• Dataset excerpt

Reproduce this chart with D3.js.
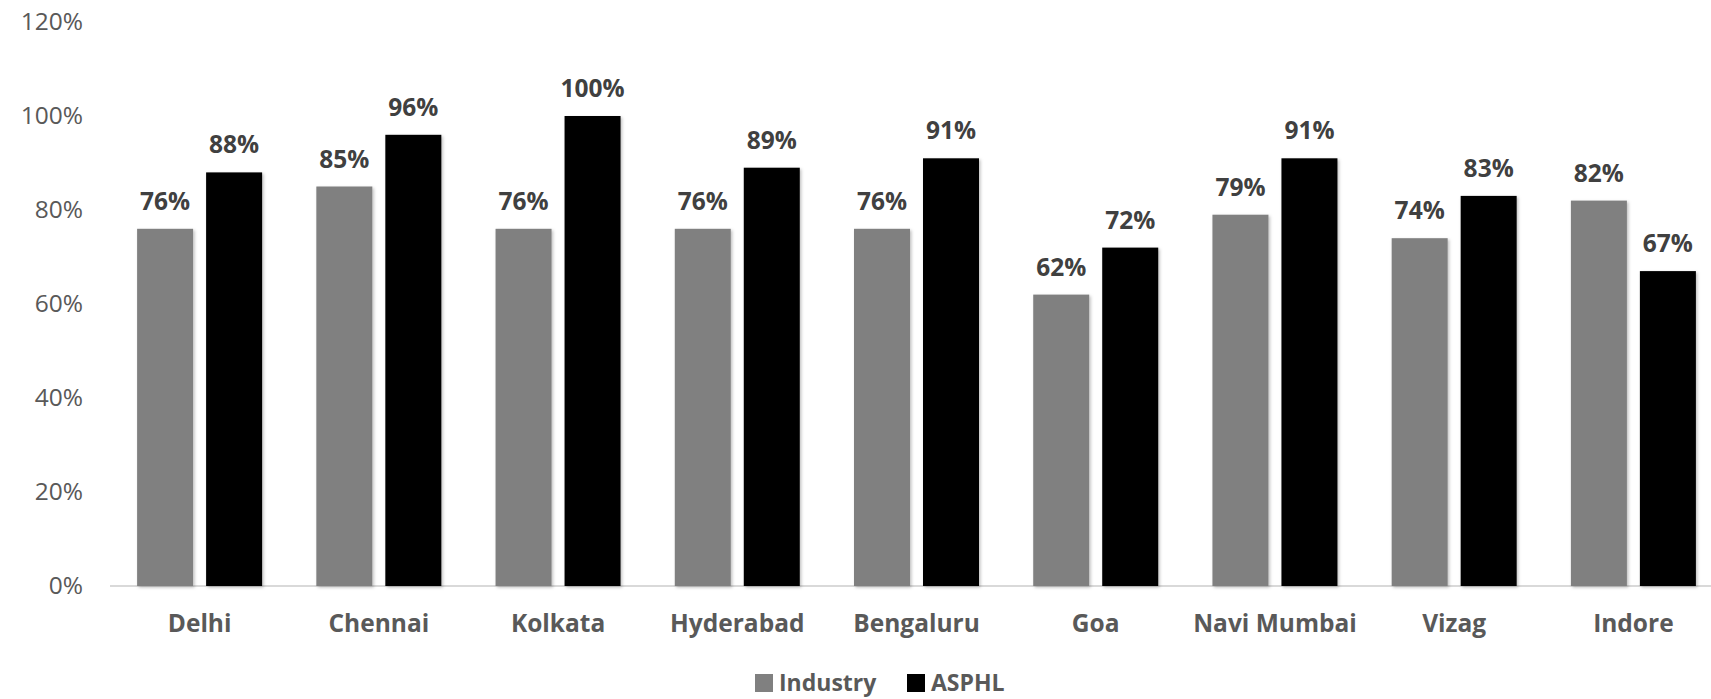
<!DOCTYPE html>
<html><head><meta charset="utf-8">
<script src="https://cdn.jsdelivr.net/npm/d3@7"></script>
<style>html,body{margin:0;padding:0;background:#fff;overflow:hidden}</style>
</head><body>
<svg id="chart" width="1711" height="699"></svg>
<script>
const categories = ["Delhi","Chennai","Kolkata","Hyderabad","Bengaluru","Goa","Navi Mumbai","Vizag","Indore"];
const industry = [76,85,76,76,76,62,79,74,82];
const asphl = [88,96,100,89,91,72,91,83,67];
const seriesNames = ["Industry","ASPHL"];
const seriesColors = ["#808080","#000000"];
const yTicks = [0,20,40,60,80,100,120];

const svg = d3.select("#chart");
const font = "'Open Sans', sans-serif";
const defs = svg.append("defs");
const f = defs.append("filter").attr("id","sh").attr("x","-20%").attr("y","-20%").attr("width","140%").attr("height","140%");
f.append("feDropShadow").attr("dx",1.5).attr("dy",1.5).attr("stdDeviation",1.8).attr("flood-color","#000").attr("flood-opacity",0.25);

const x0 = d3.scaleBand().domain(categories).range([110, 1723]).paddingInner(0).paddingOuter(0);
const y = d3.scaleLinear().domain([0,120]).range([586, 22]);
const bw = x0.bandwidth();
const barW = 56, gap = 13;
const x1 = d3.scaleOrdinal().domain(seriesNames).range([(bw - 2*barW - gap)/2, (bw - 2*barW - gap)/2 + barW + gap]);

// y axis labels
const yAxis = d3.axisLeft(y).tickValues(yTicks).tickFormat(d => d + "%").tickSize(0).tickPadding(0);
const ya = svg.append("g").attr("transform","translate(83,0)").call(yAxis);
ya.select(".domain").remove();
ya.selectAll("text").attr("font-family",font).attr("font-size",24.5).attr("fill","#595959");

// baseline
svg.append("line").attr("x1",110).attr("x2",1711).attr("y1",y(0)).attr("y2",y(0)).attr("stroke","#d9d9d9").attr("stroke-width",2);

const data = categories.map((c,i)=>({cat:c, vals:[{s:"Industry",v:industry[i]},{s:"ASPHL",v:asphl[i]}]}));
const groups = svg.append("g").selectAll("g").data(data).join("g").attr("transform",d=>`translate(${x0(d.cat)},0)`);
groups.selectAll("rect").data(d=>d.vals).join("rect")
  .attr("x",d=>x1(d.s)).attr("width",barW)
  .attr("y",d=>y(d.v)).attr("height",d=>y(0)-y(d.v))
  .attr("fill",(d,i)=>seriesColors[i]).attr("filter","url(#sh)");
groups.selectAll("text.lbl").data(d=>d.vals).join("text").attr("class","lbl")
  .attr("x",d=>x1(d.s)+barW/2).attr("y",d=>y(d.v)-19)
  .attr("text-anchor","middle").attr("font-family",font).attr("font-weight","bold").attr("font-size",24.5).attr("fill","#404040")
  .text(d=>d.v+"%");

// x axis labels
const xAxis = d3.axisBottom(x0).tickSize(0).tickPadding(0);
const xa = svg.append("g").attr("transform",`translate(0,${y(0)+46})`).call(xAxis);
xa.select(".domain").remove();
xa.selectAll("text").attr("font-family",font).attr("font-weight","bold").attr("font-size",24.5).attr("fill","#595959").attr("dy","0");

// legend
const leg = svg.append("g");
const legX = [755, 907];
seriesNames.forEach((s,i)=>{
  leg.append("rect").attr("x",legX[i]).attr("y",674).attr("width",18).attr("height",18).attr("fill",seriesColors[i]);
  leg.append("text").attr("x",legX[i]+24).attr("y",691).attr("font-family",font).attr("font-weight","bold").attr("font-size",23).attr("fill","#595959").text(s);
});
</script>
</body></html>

• Exercise task
Leave out the pictures and output the rest of the material exactly as written.

• Answer
Reproduce this chart with D3.js.
<!DOCTYPE html>
<html><head><meta charset="utf-8">
<script src="https://cdn.jsdelivr.net/npm/d3@7"></script>
<style>html,body{margin:0;padding:0;background:#fff;overflow:hidden}</style>
</head><body>
<svg id="chart" width="1711" height="699"></svg>
<script>
const categories = ["Delhi","Chennai","Kolkata","Hyderabad","Bengaluru","Goa","Navi Mumbai","Vizag","Indore"];
const industry = [76,85,76,76,76,62,79,74,82];
const asphl = [88,96,100,89,91,72,91,83,67];
const seriesNames = ["Industry","ASPHL"];
const seriesColors = ["#808080","#000000"];
const yTicks = [0,20,40,60,80,100,120];

const svg = d3.select("#chart");
const font = "'Open Sans', sans-serif";
const defs = svg.append("defs");
const f = defs.append("filter").attr("id","sh").attr("x","-20%").attr("y","-20%").attr("width","140%").attr("height","140%");
f.append("feDropShadow").attr("dx",1.5).attr("dy",1.5).attr("stdDeviation",1.8).attr("flood-color","#000").attr("flood-opacity",0.25);

const x0 = d3.scaleBand().domain(categories).range([110, 1723]).paddingInner(0).paddingOuter(0);
const y = d3.scaleLinear().domain([0,120]).range([586, 22]);
const bw = x0.bandwidth();
const barW = 56, gap = 13;
const x1 = d3.scaleOrdinal().domain(seriesNames).range([(bw - 2*barW - gap)/2, (bw - 2*barW - gap)/2 + barW + gap]);

// y axis labels
const yAxis = d3.axisLeft(y).tickValues(yTicks).tickFormat(d => d + "%").tickSize(0).tickPadding(0);
const ya = svg.append("g").attr("transform","translate(83,0)").call(yAxis);
ya.select(".domain").remove();
ya.selectAll("text").attr("font-family",font).attr("font-size",24.5).attr("fill","#595959");

// baseline
svg.append("line").attr("x1",110).attr("x2",1711).attr("y1",y(0)).attr("y2",y(0)).attr("stroke","#d9d9d9").attr("stroke-width",2);

const data = categories.map((c,i)=>({cat:c, vals:[{s:"Industry",v:industry[i]},{s:"ASPHL",v:asphl[i]}]}));
const groups = svg.append("g").selectAll("g").data(data).join("g").attr("transform",d=>`translate(${x0(d.cat)},0)`);
groups.selectAll("rect").data(d=>d.vals).join("rect")
  .attr("x",d=>x1(d.s)).attr("width",barW)
  .attr("y",d=>y(d.v)).attr("height",d=>y(0)-y(d.v))
  .attr("fill",(d,i)=>seriesColors[i]).attr("filter","url(#sh)");
groups.selectAll("text.lbl").data(d=>d.vals).join("text").attr("class","lbl")
  .attr("x",d=>x1(d.s)+barW/2).attr("y",d=>y(d.v)-19)
  .attr("text-anchor","middle").attr("font-family",font).attr("font-weight","bold").attr("font-size",24.5).attr("fill","#404040")
  .text(d=>d.v+"%");

// x axis labels
const xAxis = d3.axisBottom(x0).tickSize(0).tickPadding(0);
const xa = svg.append("g").attr("transform",`translate(0,${y(0)+46})`).call(xAxis);
xa.select(".domain").remove();
xa.selectAll("text").attr("font-family",font).attr("font-weight","bold").attr("font-size",24.5).attr("fill","#595959").attr("dy","0");

// legend
const leg = svg.append("g");
const legX = [755, 907];
seriesNames.forEach((s,i)=>{
  leg.append("rect").attr("x",legX[i]).attr("y",674).attr("width",18).attr("height",18).attr("fill",seriesColors[i]);
  leg.append("text").attr("x",legX[i]+24).attr("y",691).attr("font-family",font).attr("font-weight","bold").attr("font-size",23).attr("fill","#595959").text(s);
});
</script>
</body></html>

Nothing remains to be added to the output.